A doctor forced a weakened George Harrison to autograph a guitar for the physician's teenage son two weeks before the ex-Beatle died of cancer, a lawsuit filed Tuesday alleges.
Filed by Harrison's estate, the suit alleges that the musician tried to resist the request by saying, "I do not even know if I know how to spell my name anymore."
The suit alleges that Dr. Gilbert Lederman responded by saying, "Come on, you can do this," and held Harrison's hand as the musician wrote his name on the guitar "with great effort and much obvious discomfort."
The estate seeks possession of the guitar and two cards it says Harrison signed as he was treated by Lederman, a Staten Island-based expert in treating large tumors with high doses of radiation. Harrison died in November 2001 after battling lung cancer and a brain tumor.
"This lawsuit is strictly allegations. Frankly, I think it's absurd," Lederman's attorney, Wayne Roth, said Tuesday. "He didn't coerce Mr. Harrison."
Harrison's wife and son believe a National Enquirer story about Harrison's death that featured Lederman's son holding the instrument was orchestrated by Lederman to raise the item's value, a lawyer for the Harrison estate said Tuesday.

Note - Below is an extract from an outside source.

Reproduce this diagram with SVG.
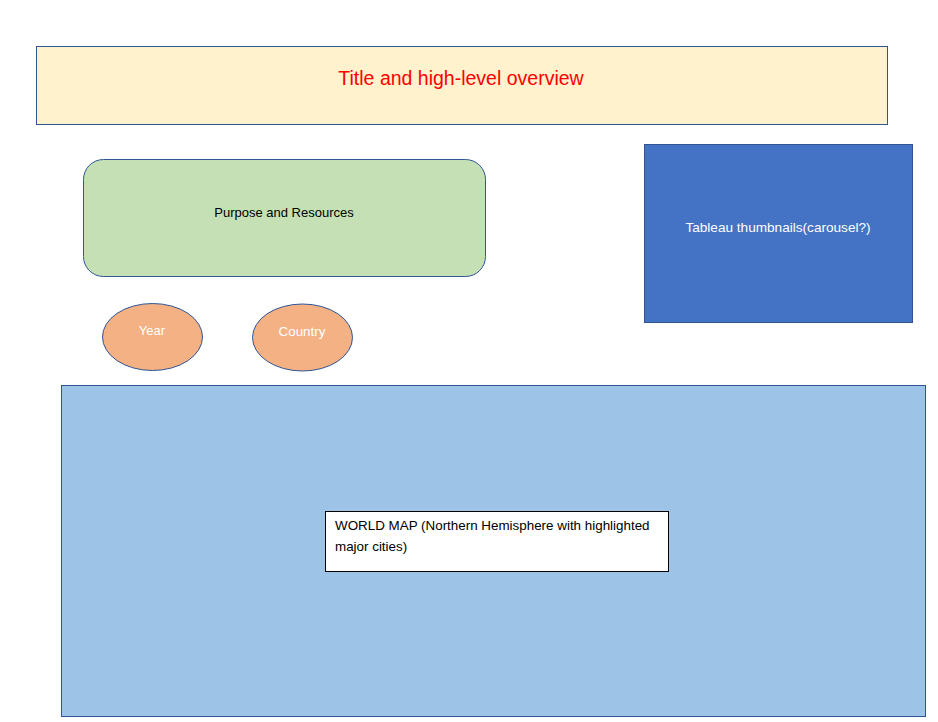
<svg xmlns="http://www.w3.org/2000/svg" width="938" height="722" viewBox="0 0 938 722">
<style>
.t{font-family:"Liberation Sans",Arial,sans-serif}
.s{stroke:#2F5597;stroke-width:1}
</style>
<rect width="938" height="722" fill="#fff"/>
<g id="title">
<rect class="s" x="36.5" y="46.5" width="851" height="78" fill="#FFF2CC"/>
<text class="t" x="461" y="85" font-size="19.5" fill="#FF0000" text-anchor="middle">Title and high-level overview</text>
</g>
<g id="purpose">
<rect class="s" x="83.5" y="159.5" width="402" height="117" rx="20" fill="#C5E0B4"/>
<text class="t" x="284" y="217" font-size="13" fill="#000" text-anchor="middle">Purpose and Resources</text>
</g>
<g id="year">
<ellipse class="s" cx="152.5" cy="337" rx="50" ry="33.5" fill="#F4B183"/>
<text class="t" x="152" y="335" font-size="13" fill="#fff" text-anchor="middle">Year</text>
</g>
<g id="country">
<ellipse class="s" cx="302.5" cy="337.5" rx="50" ry="33.5" fill="#F4B183"/>
<text class="t" x="302" y="336" font-size="13.4" fill="#fff" text-anchor="middle">Country</text>
</g>
<g id="tableau">
<rect class="s" x="644.5" y="144.5" width="268" height="178" fill="#4472C4"/>
<text class="t" x="778" y="232" font-size="13.6" fill="#fff" text-anchor="middle">Tableau thumbnails(carousel?)</text>
</g>
<g id="worldmap">
<rect class="s" x="61.5" y="385.5" width="864" height="331" fill="#9DC3E6"/>
<rect x="325.5" y="511.5" width="343" height="60" fill="#fff" stroke="#000" stroke-width="1"/>
<text class="t" font-size="13.4" fill="#000"><tspan x="335" y="530">WORLD MAP (Northern Hemisphere with highlighted</tspan><tspan x="335" y="551">major cities)</tspan></text>
</g>
<g id="connectors"/>
</svg>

"George was literally lying there dying and the doctor forced George to sign a guitar," Paul LiCalsi, an attorney for Harrison's estate, said Tuesday. "The doctor should not be permitted to profit from this behavior."
Roth said Lederman's son still plays the guitar and the family has no intention of selling it. The instrument, appraised in connection with a state investigation of Lederman's treatment of Harrison, is worth less than $10,000, Roth said.
The estate also accuses Lederman of violating Harrison's privacy by orchestrating invasive media coverage in the interest of promoting his medical practice.
Lederman conducted interviews about Harrison with several news outlets, many within hours of the ex-Beatle's death, the suit charges.
The New York State Health Department has reprimanded Lederman for talking to the press about Harrison without his consent. Documents indicate that Lederman accepted his censure - a reprimand and a $5,000 fine.